Context: Although diabetes affects 40% to 50% of adults with cystic fibrosis, remarkably little is known regarding the underlying mechanisms leading to impaired pancreatic β-cell insulin secretion. Efforts toward improving the functional β-cell deficit in cystic fibrosis-related diabetes (CFRD) have been hampered by an incomplete understanding of whether β-cell function is intrinsically regulated by cystic fibrosis transmembrane conductance regulator (CFTR). Definitively excluding meaningful CFTR expression in human β-cells in situ would contribute significantly to the understanding of CFRD pathogenesis.
Objective: To determine CFTR messenger ribonucleic acid (mRNA) and protein expression within β-cells in situ in the unmanipulated human pancreas of donors without any known pancreatic pathology.

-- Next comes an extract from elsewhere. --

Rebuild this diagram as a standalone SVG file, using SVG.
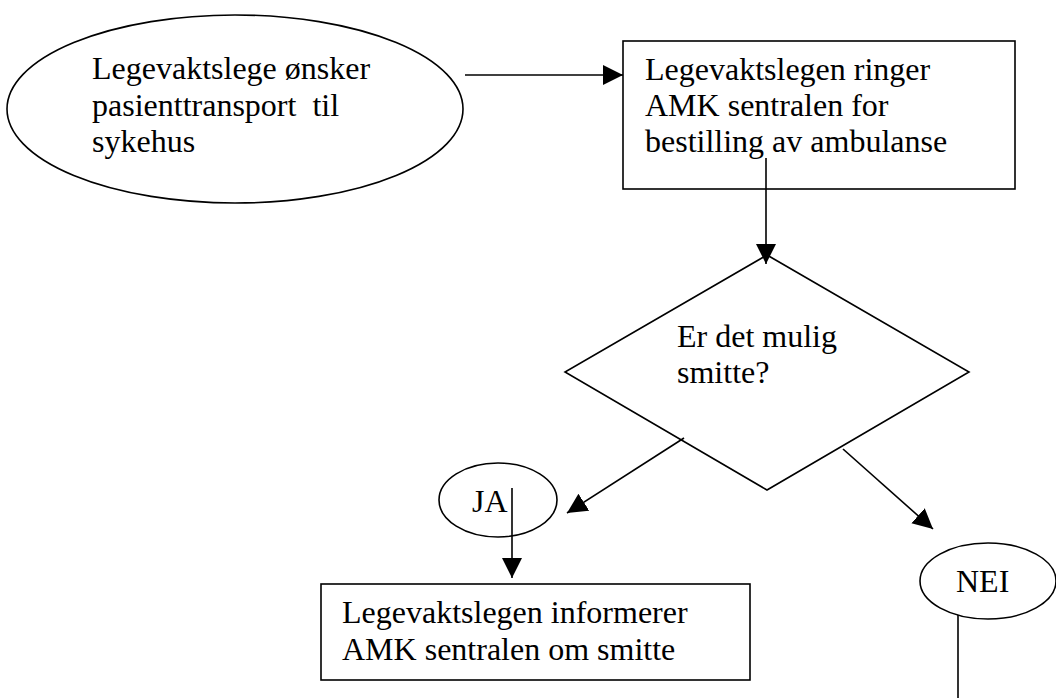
<svg xmlns="http://www.w3.org/2000/svg" width="1056" height="698" viewBox="0 0 1056 698">
<style>
.s{fill:#fff;stroke:#000;stroke-width:1.6}
.t{font-family:"Liberation Serif","Times New Roman",serif;font-size:32px;fill:#000;white-space:pre}
.c{fill:none;stroke:#000;stroke-width:1.6}
</style>
<defs>
<marker id="ah" markerUnits="userSpaceOnUse" markerWidth="21" markerHeight="21" refX="20" refY="10" orient="auto" viewBox="0 0 21 21">
<path d="M0,0 L20,10 L0,20 z" fill="#000"/>
</marker>
</defs>
<rect width="1056" height="698" fill="#fff"/>
<g id="start">
<ellipse class="s" cx="235" cy="109" rx="228" ry="94"/>
<text class="t" x="92" y="79">Legevaktslege ønsker</text>
<text class="t" x="92" y="116" xml:space="preserve">pasienttransport  til</text>
<text class="t" x="92" y="152">sykehus</text>
</g>
<g id="ring">
<rect class="s" x="623" y="41" width="392" height="148"/>
<text class="t" x="645" y="80">Legevaktslegen ringer</text>
<text class="t" x="645" y="116">AMK sentralen for</text>
<text class="t" x="645" y="152">bestilling av ambulanse</text>
</g>
<g id="decision">
<polygon class="s" points="767,255 969,372 767,490 565,372"/>
<text class="t" x="677" y="347">Er det mulig</text>
<text class="t" x="677" y="383">smitte?</text>
</g>
<g id="ja">
<ellipse class="s" cx="498" cy="500" rx="59" ry="37"/>
<text class="t" x="472" y="512">JA</text>
</g>
<g id="inform">
<rect class="s" x="321" y="584" width="429" height="96"/>
<text class="t" x="342" y="623">Legevaktslegen informerer</text>
<text class="t" x="342" y="660">AMK sentralen om smitte</text>
</g>
<g id="nei">
<ellipse class="s" cx="988" cy="581" rx="68" ry="38"/>
<text class="t" x="956" y="592">NEI</text>
</g>
<g id="connectors">
<line class="c" x1="465" y1="75" x2="623" y2="75" marker-end="url(#ah)"/>
<line class="c" x1="766" y1="158" x2="766" y2="264" marker-end="url(#ah)"/>
<line class="c" x1="684" y1="438" x2="567" y2="513" marker-end="url(#ah)"/>
<line class="c" x1="843" y1="449" x2="933" y2="529" marker-end="url(#ah)"/>
<line class="c" x1="512" y1="488" x2="512" y2="578" marker-end="url(#ah)"/>
<line class="c" x1="958" y1="615" x2="958" y2="698"/>
</g>
</svg>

Design: In situ hybridization for CFTR mRNA expression in parallel with insulin immunohistochemical staining and immunofluorescence co-localization of CFTR with insulin and the ductal marker, Keratin-7 (KRT7), were undertaken in pancreatic tissue blocks from 10 normal adult, nonobese deceased organ donors over a wide age range (23-71 years) with quantitative image analysis.
Results: CFTR mRNA was detectable in a mean 0.45% (range 0.17%-0.83%) of insulin-positive cells. CFTR protein expression was co-localized with KRT7. One hundred percent of insulin-positive cells were immunonegative for CFTR.
Conclusions: For the first time, in situ CFTR mRNA expression in the unmanipulated pancreas has been shown to be present in only a very small minority (<1%) of normal adult β-cells. These data signal a need to move away from studying endocrine-intrinsic mechanisms and focus on elucidation of exocrine-endocrine interactions in human cystic fibrosis.
Keywords: cystic fibrosis related diabetes; cystic fibrosis transmembrane regulator; in situ hybridization.